We are in agreement with those decisions. The relaxed standards were designed largely for the defendant’s benefit, both to allow the defendant to offer evidence in support of mitigating factors or to defend against or ameliorate aggravating factors that might otherwise be inadmissible and, as noted in Lee, to allow the jury to have a more complete picture of the defendant. The proper application of Rule 5-403 can serve as a brake on evidence that is unduly prejudicial.
F. Balancing of Aggravating and Mitigating Circumstances
Evans’s final complaint deals with the standard by which the jury must find that any aggravating circumstance(s) *483found beyond a reasonable doubt outweigh any mitigating faetor(s). Maryland statutory law requires that the determination be made by a preponderance of the evidence. See former Maryland Code, Art. 27, § 413(h), current Criminal Law Article, § 2-303(i). Evans contends that, under Apprendi and King, that standard is unconstitutional — that the determination is required by the Sixth and Fourteenth Amendments to the U.S. Constitution and by Articles 16, 21, 23, 24, and 25 of the Maryland Declaration of Rights to be made beyond a reasonable doubt. We addressed that precise issue in Oken v. State, supra, 378 Md. 179, 835 A.2d 1105 and found no merit in it. Evans has not persuaded us that our decision in Oken was wrong, and we therefore confirm it.

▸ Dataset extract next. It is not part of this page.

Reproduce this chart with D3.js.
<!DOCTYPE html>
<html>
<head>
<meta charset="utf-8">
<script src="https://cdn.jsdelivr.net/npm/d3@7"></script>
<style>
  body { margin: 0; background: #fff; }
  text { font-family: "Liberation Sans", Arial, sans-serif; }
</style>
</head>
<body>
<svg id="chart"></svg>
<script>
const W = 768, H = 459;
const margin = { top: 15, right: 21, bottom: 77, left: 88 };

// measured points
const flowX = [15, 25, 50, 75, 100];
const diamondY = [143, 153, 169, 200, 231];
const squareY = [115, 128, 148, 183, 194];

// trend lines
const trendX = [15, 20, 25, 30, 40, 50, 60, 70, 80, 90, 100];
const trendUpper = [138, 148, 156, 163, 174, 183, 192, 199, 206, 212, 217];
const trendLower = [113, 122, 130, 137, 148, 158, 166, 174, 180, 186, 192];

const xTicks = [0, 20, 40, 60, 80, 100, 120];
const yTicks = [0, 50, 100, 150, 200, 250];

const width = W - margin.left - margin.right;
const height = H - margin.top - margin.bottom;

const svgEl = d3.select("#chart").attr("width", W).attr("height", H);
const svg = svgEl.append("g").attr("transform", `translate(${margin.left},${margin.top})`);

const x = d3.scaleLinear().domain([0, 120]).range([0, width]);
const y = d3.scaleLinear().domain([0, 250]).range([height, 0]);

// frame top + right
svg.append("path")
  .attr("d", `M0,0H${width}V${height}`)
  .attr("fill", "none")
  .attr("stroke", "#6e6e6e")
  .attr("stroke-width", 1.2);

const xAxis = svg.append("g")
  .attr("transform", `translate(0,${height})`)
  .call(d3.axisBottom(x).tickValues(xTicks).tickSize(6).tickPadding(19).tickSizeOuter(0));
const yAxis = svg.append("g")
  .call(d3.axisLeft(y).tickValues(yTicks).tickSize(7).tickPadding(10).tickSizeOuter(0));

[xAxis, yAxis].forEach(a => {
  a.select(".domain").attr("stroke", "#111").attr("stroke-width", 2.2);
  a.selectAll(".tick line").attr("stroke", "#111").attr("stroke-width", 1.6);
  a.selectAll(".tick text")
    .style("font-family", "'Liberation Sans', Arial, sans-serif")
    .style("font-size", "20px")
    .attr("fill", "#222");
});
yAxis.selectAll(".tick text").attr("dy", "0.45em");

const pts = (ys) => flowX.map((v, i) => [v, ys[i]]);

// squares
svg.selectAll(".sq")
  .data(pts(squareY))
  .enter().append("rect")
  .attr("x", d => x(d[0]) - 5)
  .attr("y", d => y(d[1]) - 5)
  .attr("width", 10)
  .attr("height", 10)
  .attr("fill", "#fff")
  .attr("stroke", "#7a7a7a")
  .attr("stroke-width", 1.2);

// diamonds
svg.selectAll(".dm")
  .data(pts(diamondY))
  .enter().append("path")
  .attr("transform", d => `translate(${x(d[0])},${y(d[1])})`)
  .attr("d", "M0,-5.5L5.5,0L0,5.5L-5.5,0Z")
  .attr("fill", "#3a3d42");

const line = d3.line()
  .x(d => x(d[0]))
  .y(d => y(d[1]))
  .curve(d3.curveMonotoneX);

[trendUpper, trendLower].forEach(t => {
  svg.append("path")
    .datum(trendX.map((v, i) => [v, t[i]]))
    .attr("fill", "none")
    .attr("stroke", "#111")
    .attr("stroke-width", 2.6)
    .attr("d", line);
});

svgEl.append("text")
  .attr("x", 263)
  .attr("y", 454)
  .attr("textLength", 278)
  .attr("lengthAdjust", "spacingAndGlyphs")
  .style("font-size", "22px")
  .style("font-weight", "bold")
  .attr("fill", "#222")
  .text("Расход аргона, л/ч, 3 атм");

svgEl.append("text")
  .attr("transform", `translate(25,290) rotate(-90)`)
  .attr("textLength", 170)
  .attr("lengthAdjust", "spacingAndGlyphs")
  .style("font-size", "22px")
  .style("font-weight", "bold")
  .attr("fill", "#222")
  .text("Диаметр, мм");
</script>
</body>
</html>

IN MISC. NO. 18, ORDER OF CIRCUIT COURT FOR BALTIMORE COUNTY OF MARCH 18, 2005 AFFIRMED, WITH COSTS; IN MISC. NO. 3, ORDER OF CIRCUIT COURT FOR BALTIMORE COUNTY OF MARCH 29, 2005 AFFIRMED, WITH COSTS.
. The first sentence was imposed following his trial in 1984. In 1991, that sentence was vacated in a post conviction proceeding because the sentencing form used in connection with the sentencing had been declared unconstitutional in Mills v. Maryland, 486 U.S. 367, 108 S.Ct. *462I860, 100 L.Ed.2d 384 (1988). Following a new sentencing proceeding, he was again sentenced to death.
. Both sides agree that such a motion was filed and the docket entries also reflect the filing. The actual motion is not in the record before us, *463however. Its absence is of no consequence, for its contents are well-described and not in dispute.
. The motion also asked that execution of the death sentence be stayed pending the Paternoster Study, which had been commissioned in 2000 and was expected to be completed in 2002.
. Evans had asked for a postponement of the April 18 hearing in order to collect additional evidence with respect to his May, 2000 Motion for New Trial. He stated that he had filed a Freedom of Information Act request to obtain FBI and U.S. Attorney documents relating to the federal investigation of the two murders and that those documents were relevant to that motion. The request for postponement was denied, as, ultimately, was the motion for new trial. We affirmed that ruling in Evans v. State, supra, 382 Md. 248, 855 A.2d 291.
. Evans had filed a memorandum on the Apprendi/Ring issue in November, prior to the hearing.
. Probative value and relevance may be the key criteria for purposes of the statute, but Maryland Rule 5-403 also applies, as it does to all *481evidence offered in court. Hunt v. State, 321 Md. 387, 425, 583 A.2d 218, 236 (1990) (during capital sentencing, “[ejven relevant evidence may be excluded if its prejudicial effect substantially outweighs its probative value"). See also Conyers v. State, supra, 354 Md. at 181, 729 A.2d at 936 (recognizing that Md. Rule 5-403 applies to capital sentencing proceedings). That Rule makes clear that "[ajlthough relevant, evidence may be excluded if its probative value is substantially outweighed by the danger of unfair prejudice, confusion of the issues, or misleading the jury, or by considerations of undue delay, waste of time, or needless presentation of cumulative evidence.” (Emphasis added).